## Exercise task
Once the pictures are set aside, transcribe the remaining data exactly.

## Information provided
⁂

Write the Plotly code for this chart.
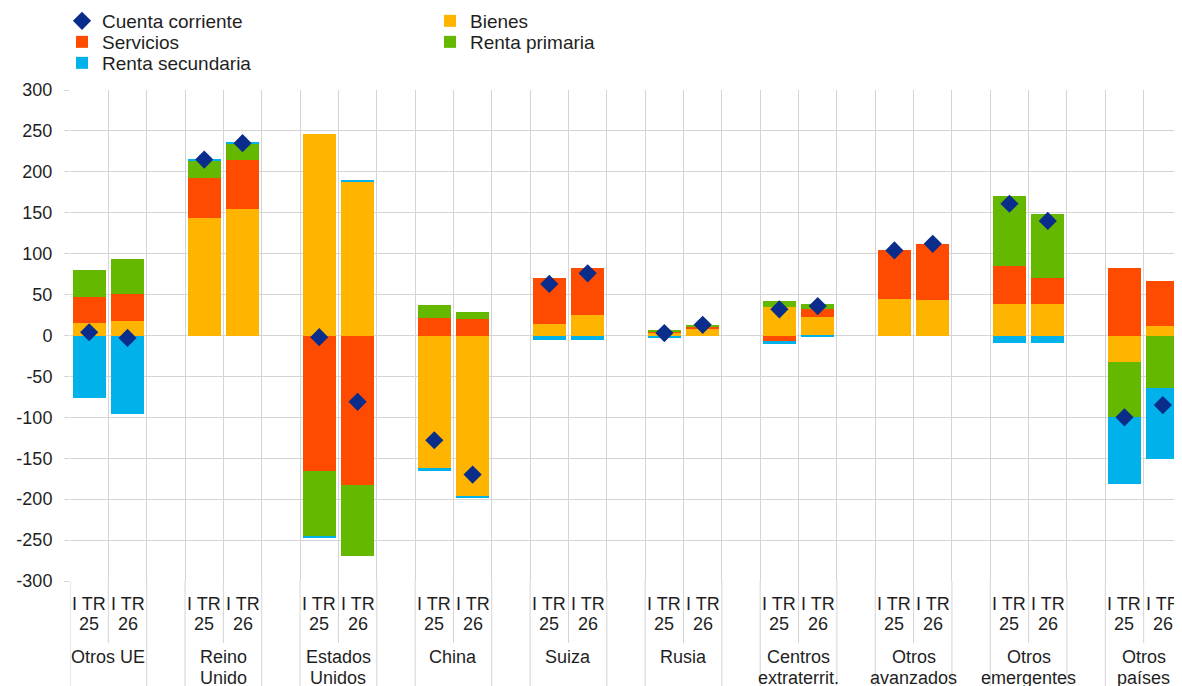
import plotly.graph_objects as go

# ---------------- data ----------------
groups = [["Otros UE"], ["Reino", "Unido"], ["Estados", "Unidos"], ["China"], ["Suiza"], ["Rusia"],
          ["Centros", "extraterrit."], ["Otros", "avanzados"], ["Otros", "emergentes"], ["Otros", "países"]]
period_top = ["I TR", "I TR"]
period_year = ["25", "26"]

bienes     = [15, 18, 143, 154, 246, 188, -163, -196, 14, 25, 4, 9, 35, 23, 45, 43, 39, 39, -32, 12]
servicios  = [32, 33, 50, 60, -165, -183, 22, 20, 56, 58, 1, 2, -7, 10, 59, 69, 46, 31, 82, 54]
primaria   = [33, 42, 20, 21, -81, -87, 15, 9, 0, 0, 1, 2, 7, 5, 0, 0, 85, 79, -67, -64]
secundaria = [-76, -96, 3, 1, -2, 1, -2, -3, -6, -6, -3, 0, -3, -2, 0, 0, -9, -9, -83, -87]
cuenta     = [4, -3, 215, 235, -2, -81, -128, -170, 63, 76, 3, 13, 32, 36, 104, 112, 161, 140, -100, -85]

y_ticks = list(range(-300, 301, 50))
y_ticktext = [str(v) for v in y_ticks]

# ---------------- style ----------------
C_BIENES = "#FFB400"
C_SERV = "#FF4B00"
C_PRIM = "#65B800"
C_SEC = "#00B1EA"
C_CC = "#0A2D8C"
GRID = "#D4D4D4"
TXT = "#1f1f1f"
FONT = "Liberation Sans, Arial, sans-serif"
FS = 18

W, H = 1182, 686
M_L, M_R, M_T, M_B = 62, 8, 82, 113
plot_h = H - M_T - M_B
plot_w = W - M_L - M_R

slot = 3
n_groups = len(groups)
n_per = len(period_year)
x_pos = [g * slot + b for g in range(n_groups) for b in range(n_per)]
n_slots = n_groups * slot - 1
boundaries = [k - 0.5 for k in range(n_slots + 1)]

fig = go.Figure()

# legend placement (row centres in figure pixels)
def leg_y(px):
    return 1 + (M_T - px) / plot_h

def leg_x(px):
    return (px - M_L) / plot_w

col1 = leg_x(54)
col2 = leg_x(422)
row = [leg_y(13), leg_y(34), leg_y(55)]

legend_cfg = {
    "legend":  (col1, row[0]),   # Cuenta corriente
    "legend2": (col2, row[0]),   # Bienes
    "legend3": (col1, row[1]),   # Servicios
    "legend4": (col2, row[1]),   # Renta primaria
    "legend5": (col1, row[2]),   # Renta secundaria
}

series = [
    ("Bienes", bienes, C_BIENES, "legend2"),
    ("Servicios", servicios, C_SERV, "legend3"),
    ("Renta primaria", primaria, C_PRIM, "legend4"),
    ("Renta secundaria", secundaria, C_SEC, "legend5"),
]
for name, vals, col, leg in series:
    fig.add_trace(go.Bar(
        x=x_pos, y=vals, name=name, marker=dict(color=col, line=dict(width=0)),
        width=0.86, legend=leg,
    ))

fig.add_trace(go.Scatter(
    x=x_pos, y=cuenta, name="Cuenta corriente", mode="markers",
    marker=dict(symbol="diamond", size=14, color=C_CC),
    legend="legend",
))

# separator lines in the category-label area
shapes = []
for g in range(n_groups):
    left = g * slot - 0.5
    mid = g * slot + 0.5
    right = g * slot + 1.5
    for xb in (left, right):
        shapes.append(dict(type="line", xref="x", yref="paper", x0=xb, x1=xb,
                           y0=0, y1=-M_B / plot_h, line=dict(color=GRID, width=1)))
    shapes.append(dict(type="line", xref="x", yref="paper", x0=mid, x1=mid,
                       y0=0, y1=-62 / plot_h, line=dict(color=GRID, width=1)))

annotations = []
tfont = dict(family=FONT, size=FS, color=TXT)
for i, xp in enumerate(x_pos):
    b = i % n_per
    annotations.append(dict(x=xp, y=0, xref="x", yref="paper", yanchor="middle", xanchor="center",
                            yshift=-23, text=period_top[b], showarrow=False, font=tfont))
    annotations.append(dict(x=xp, y=0, xref="x", yref="paper", yanchor="middle", xanchor="center",
                            yshift=-43, text=period_year[b], showarrow=False, font=tfont))
for g, lines in enumerate(groups):
    for j, line in enumerate(lines):
        annotations.append(dict(
            x=g * slot + 0.5, y=0, xref="x", yref="paper", yanchor="middle", xanchor="center",
            yshift=-76 - 21 * j, text=line, showarrow=False, font=tfont,
        ))

layout_legends = {}
for key, (lx, ly) in legend_cfg.items():
    layout_legends[key] = dict(
        x=lx, y=ly, xanchor="left", yanchor="middle", orientation="v",
        font=dict(size=19, family=FONT, color=TXT), bgcolor="rgba(0,0,0,0)",
        borderwidth=0, tracegroupgap=0,
    )

fig.update_layout(
    width=W, height=H,
    margin=dict(l=M_L, r=M_R, t=M_T, b=M_B, autoexpand=False),
    paper_bgcolor="white", plot_bgcolor="white",
    barmode="relative", bargap=0,
    font=dict(family=FONT, size=FS, color=TXT),
    shapes=shapes, annotations=annotations,
    showlegend=True,
    xaxis=dict(
        range=[-0.5, n_slots - 0.5], tickmode="array", tickvals=x_pos, ticktext=[""] * len(x_pos),
        showgrid=False, zeroline=False, showline=False, ticks="",
        minor=dict(tickmode="array", tickvals=boundaries, showgrid=True,
                   gridcolor=GRID, gridwidth=1, ticks=""),
        fixedrange=True,
    ),
    yaxis=dict(
        range=[-300, 300], tickmode="array", tickvals=y_ticks, ticktext=y_ticktext,
        showgrid=True, gridcolor=GRID, gridwidth=1,
        zeroline=True, zerolinecolor=GRID, zerolinewidth=1,
        showline=False, ticks="outside", ticklen=5, tickcolor=GRID,
        ticklabelstandoff=8,
        tickfont=dict(size=FS, family=FONT, color=TXT),
    ),
    **layout_legends,
)

fig.write_html("out.html")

⁂

## Response for this exercise
Write the Plotly code for this chart.
import plotly.graph_objects as go

# ---------------- data ----------------
groups = [["Otros UE"], ["Reino", "Unido"], ["Estados", "Unidos"], ["China"], ["Suiza"], ["Rusia"],
          ["Centros", "extraterrit."], ["Otros", "avanzados"], ["Otros", "emergentes"], ["Otros", "países"]]
period_top = ["I TR", "I TR"]
period_year = ["25", "26"]

bienes     = [15, 18, 143, 154, 246, 188, -163, -196, 14, 25, 4, 9, 35, 23, 45, 43, 39, 39, -32, 12]
servicios  = [32, 33, 50, 60, -165, -183, 22, 20, 56, 58, 1, 2, -7, 10, 59, 69, 46, 31, 82, 54]
primaria   = [33, 42, 20, 21, -81, -87, 15, 9, 0, 0, 1, 2, 7, 5, 0, 0, 85, 79, -67, -64]
secundaria = [-76, -96, 3, 1, -2, 1, -2, -3, -6, -6, -3, 0, -3, -2, 0, 0, -9, -9, -83, -87]
cuenta     = [4, -3, 215, 235, -2, -81, -128, -170, 63, 76, 3, 13, 32, 36, 104, 112, 161, 140, -100, -85]

y_ticks = list(range(-300, 301, 50))
y_ticktext = [str(v) for v in y_ticks]

# ---------------- style ----------------
C_BIENES = "#FFB400"
C_SERV = "#FF4B00"
C_PRIM = "#65B800"
C_SEC = "#00B1EA"
C_CC = "#0A2D8C"
GRID = "#D4D4D4"
TXT = "#1f1f1f"
FONT = "Liberation Sans, Arial, sans-serif"
FS = 18

W, H = 1182, 686
M_L, M_R, M_T, M_B = 62, 8, 82, 113
plot_h = H - M_T - M_B
plot_w = W - M_L - M_R

slot = 3
n_groups = len(groups)
n_per = len(period_year)
x_pos = [g * slot + b for g in range(n_groups) for b in range(n_per)]
n_slots = n_groups * slot - 1
boundaries = [k - 0.5 for k in range(n_slots + 1)]

fig = go.Figure()

# legend placement (row centres in figure pixels)
def leg_y(px):
    return 1 + (M_T - px) / plot_h

def leg_x(px):
    return (px - M_L) / plot_w

col1 = leg_x(54)
col2 = leg_x(422)
row = [leg_y(13), leg_y(34), leg_y(55)]

legend_cfg = {
    "legend":  (col1, row[0]),   # Cuenta corriente
    "legend2": (col2, row[0]),   # Bienes
    "legend3": (col1, row[1]),   # Servicios
    "legend4": (col2, row[1]),   # Renta primaria
    "legend5": (col1, row[2]),   # Renta secundaria
}

series = [
    ("Bienes", bienes, C_BIENES, "legend2"),
    ("Servicios", servicios, C_SERV, "legend3"),
    ("Renta primaria", primaria, C_PRIM, "legend4"),
    ("Renta secundaria", secundaria, C_SEC, "legend5"),
]
for name, vals, col, leg in series:
    fig.add_trace(go.Bar(
        x=x_pos, y=vals, name=name, marker=dict(color=col, line=dict(width=0)),
        width=0.86, legend=leg,
    ))

fig.add_trace(go.Scatter(
    x=x_pos, y=cuenta, name="Cuenta corriente", mode="markers",
    marker=dict(symbol="diamond", size=14, color=C_CC),
    legend="legend",
))

# separator lines in the category-label area
shapes = []
for g in range(n_groups):
    left = g * slot - 0.5
    mid = g * slot + 0.5
    right = g * slot + 1.5
    for xb in (left, right):
        shapes.append(dict(type="line", xref="x", yref="paper", x0=xb, x1=xb,
                           y0=0, y1=-M_B / plot_h, line=dict(color=GRID, width=1)))
    shapes.append(dict(type="line", xref="x", yref="paper", x0=mid, x1=mid,
                       y0=0, y1=-62 / plot_h, line=dict(color=GRID, width=1)))

annotations = []
tfont = dict(family=FONT, size=FS, color=TXT)
for i, xp in enumerate(x_pos):
    b = i % n_per
    annotations.append(dict(x=xp, y=0, xref="x", yref="paper", yanchor="middle", xanchor="center",
                            yshift=-23, text=period_top[b], showarrow=False, font=tfont))
    annotations.append(dict(x=xp, y=0, xref="x", yref="paper", yanchor="middle", xanchor="center",
                            yshift=-43, text=period_year[b], showarrow=False, font=tfont))
for g, lines in enumerate(groups):
    for j, line in enumerate(lines):
        annotations.append(dict(
            x=g * slot + 0.5, y=0, xref="x", yref="paper", yanchor="middle", xanchor="center",
            yshift=-76 - 21 * j, text=line, showarrow=False, font=tfont,
        ))

layout_legends = {}
for key, (lx, ly) in legend_cfg.items():
    layout_legends[key] = dict(
        x=lx, y=ly, xanchor="left", yanchor="middle", orientation="v",
        font=dict(size=19, family=FONT, color=TXT), bgcolor="rgba(0,0,0,0)",
        borderwidth=0, tracegroupgap=0,
    )

fig.update_layout(
    width=W, height=H,
    margin=dict(l=M_L, r=M_R, t=M_T, b=M_B, autoexpand=False),
    paper_bgcolor="white", plot_bgcolor="white",
    barmode="relative", bargap=0,
    font=dict(family=FONT, size=FS, color=TXT),
    shapes=shapes, annotations=annotations,
    showlegend=True,
    xaxis=dict(
        range=[-0.5, n_slots - 0.5], tickmode="array", tickvals=x_pos, ticktext=[""] * len(x_pos),
        showgrid=False, zeroline=False, showline=False, ticks="",
        minor=dict(tickmode="array", tickvals=boundaries, showgrid=True,
                   gridcolor=GRID, gridwidth=1, ticks=""),
        fixedrange=True,
    ),
    yaxis=dict(
        range=[-300, 300], tickmode="array", tickvals=y_ticks, ticktext=y_ticktext,
        showgrid=True, gridcolor=GRID, gridwidth=1,
        zeroline=True, zerolinecolor=GRID, zerolinewidth=1,
        showline=False, ticks="outside", ticklen=5, tickcolor=GRID,
        ticklabelstandoff=8,
        tickfont=dict(size=FS, family=FONT, color=TXT),
    ),
    **layout_legends,
)

fig.write_html("out.html")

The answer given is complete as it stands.